The Mad Max Series
Mad Max (May 30/15)
Set within a post-apocalyptic wasteland, Mad Max follows Mel Gibson's Max Rockatansky as he struggles to maintain law and order in the face of an increasingly violent population. Filmmaker George Miller has infused Mad Max with the structure of an old-school western, essentially, as the movie predominantly revolves around the title character's ongoing battle with a gang of ruthless bikers (led by Hugh Keays-Byrne's malevolent Toecutter). The relative lack of action and distinctly uneven plotting is, for the most part, not as problematic as one might've feared, with Gibson's thoroughly charismatic performance, along with Miller's treatment of the film's few high-octane moments, going a long way towards keeping things interesting for the majority of Mad Max's mercifully brief running time.

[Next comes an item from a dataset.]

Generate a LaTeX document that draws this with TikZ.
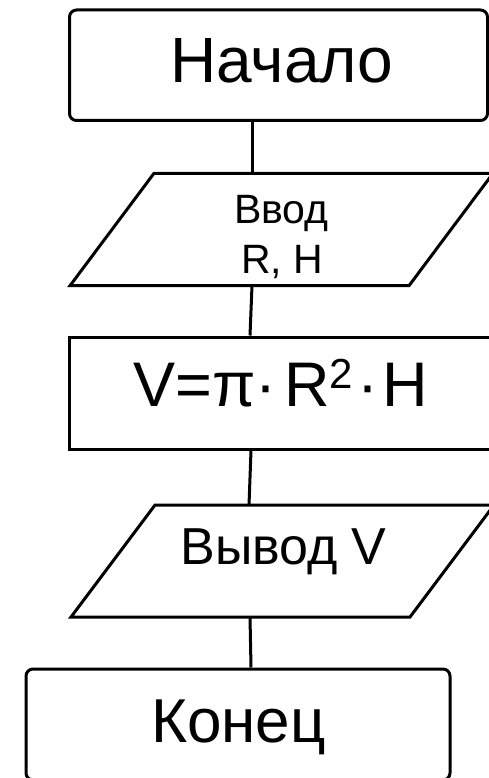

It's worth noting, however, that the film does suffer from a palpable lull as it progresses into its uneventful midsection, with the spinning-its-wheels vibe perpetuated by a surplus of time-wasting, decidedly pointless interludes (eg a character enjoys a cabaret show). The energetic final stretch ensures that Mad Max concludes on an appreciatively positive note, although, in the end, it's rather difficult to see why the film has amassed such a glowing reputation in the years since its 1979 debut.
The Road Warrior
Mad Max Beyond Thunderdome
Mad Max: Fury Road (August 8/15)
Set within a desolate post-apocalyptic wasteland, Mad Max: Fury Road follows Tom Hardy's Max Rockatansky as he must help a fierce warrior (Charlize Theron's Imperator Furiosa) smuggle precious cargo out of a warlord's ruthless grip. Filmmaker George Miller has clearly spared no expense in bringing this almost alien world to life and the movie does, as a result, possess a lot of potential in its early scenes, with the stunning production design heightened by Miller's crisp, refreshingly coherent visuals and a series of above-average performances. (In terms of the latter, however, it's impossible to overlook the fact that much of the film's dialogue is rendered unintelligible by heavy accents and a cranked-up soundtrack.) It's only as the thinly-plotted narrative begins moving in earnest that one's interest begins to flag, as Miller's difficulties in establishing any real sense of momentum makes it impossible to care about the various characters' continuing exploits - with the erratic atmosphere perpetuated by a screenplay that essentially lurches from one aggressively over-the-top action sequence to the next (ie the connective tissue is so slight that the myriad of larger-than-life set pieces eventually just become exhausting.) The viewer's lack of interest is exacerbated by Miller's refusal/inability to transform any of the movie's protagonists into legitimately engaging figures, and it is, as a result, difficult to work up much enthusiasm for their progressively perilous exploits or their ongoing efforts at taking down the aforementioned warlord. The endless action of the film's third act ensures that Mad Max: Fury Road concludes on a decidedly underwhelming note and it's ultimately impossible not to wish that Miller hadn't, at any point, followed the old less-is-more axiom.